Applications and advances

By (author) Paul Hockett

Ebook (VitalSource) - £35.16

Publication date:

04 April 2018

Length of book:

100 pages

Publisher

Morgan & Claypool Publishers

ISBN-13: 9781681746913

Since the turn of the century, the increasing availability of photoelectron imaging experiments, along with the increasing sophistication of experimental techniques, and the availability of computational resources for analysis and numerics, has allowed for significant developments in such photoelectron metrology. Volume 2, Quantum Metrology with Photoelectrons: Applications and advances discusses the fundamental concepts along with recent and emerging applications.  

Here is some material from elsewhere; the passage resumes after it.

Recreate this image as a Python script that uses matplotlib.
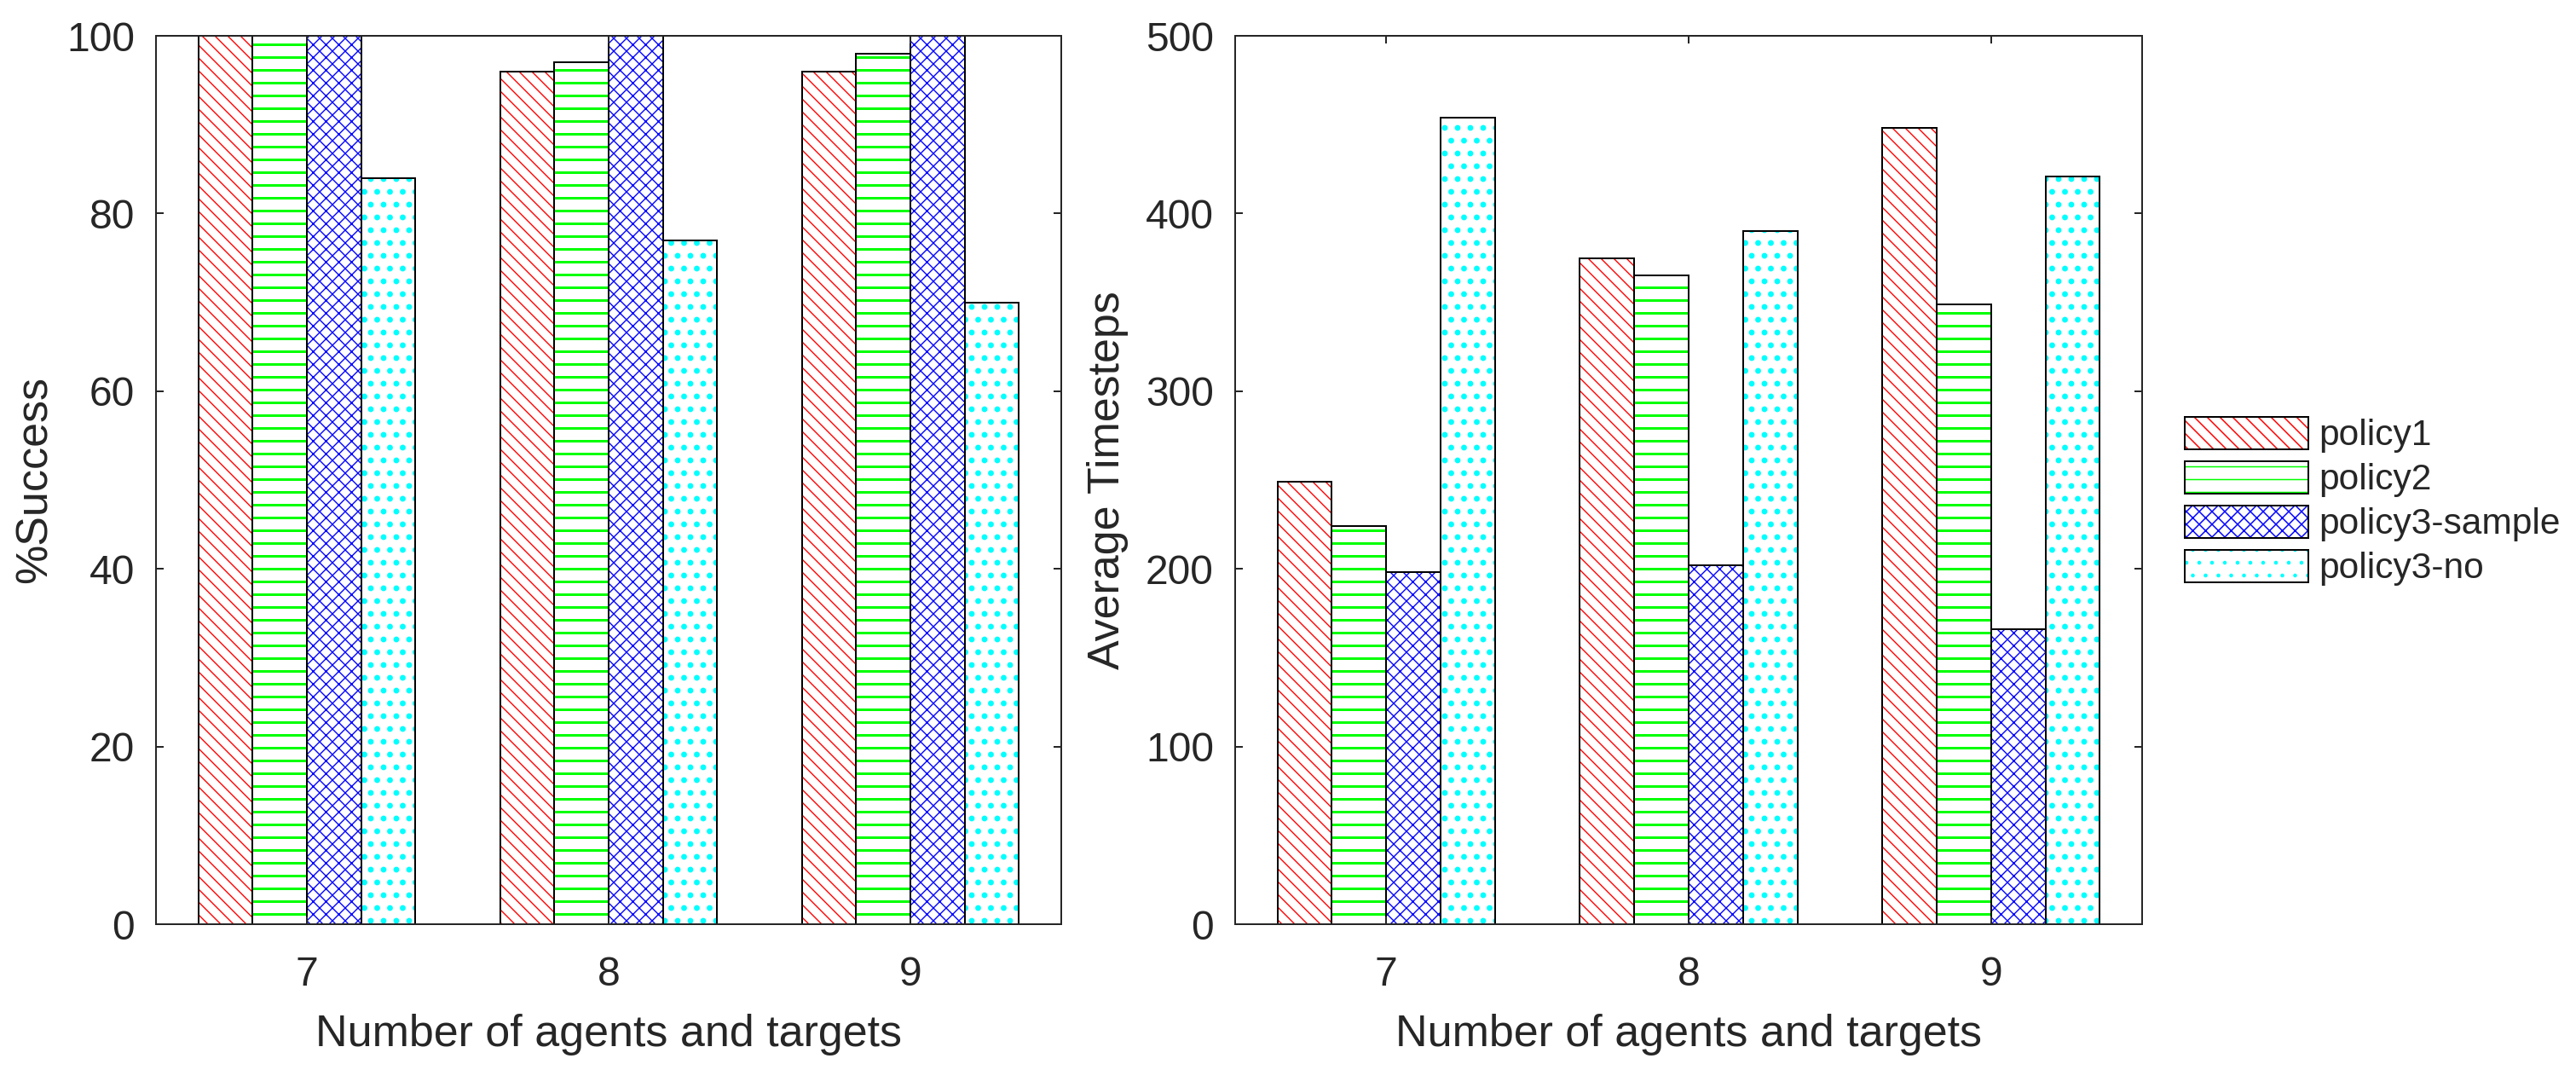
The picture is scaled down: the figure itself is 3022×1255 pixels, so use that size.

Volume 2 explores the applications and development of quantum metrology schemes based on photoelectron measurements. The author begins with a brief historical background on “complete” photoionization experiments, followed by the details of state reconstruction methodologies from experimental measurements. Three specific applications of quantum metrology schemes are discussed in detail. In addition, the book provides advances, future directions, and an outlook including (ongoing) work to generalise these schemes and extend them to dynamical many-body systems. Volume 2 will be of interest to readers wishing to see the (sometimes messy) details of state reconstruction from photoelectron measurements as well as explore the future prospects for this class of metrology.

The author addresses photoionization as an interferometric process, in which multiple paths can contribute to the final continuum photoelectron wavefunction. At the simplest level, interferences between different final angular momentum states are manifest in the energy and angle-resolved photoelectron spectra: metrology schemes making use of these interferograms are thus phase-sensitive, and provide a powerful route to the detailed understanding of photoionization. In these cases, the continuum wavefunction (and underlying scattering dynamics) can be characterised. At a more complex level, such measurements can also provide a powerful probe for other processes of interest, leading to a more general class of quantum metrology built on phase-sensitive photoelectron imaging.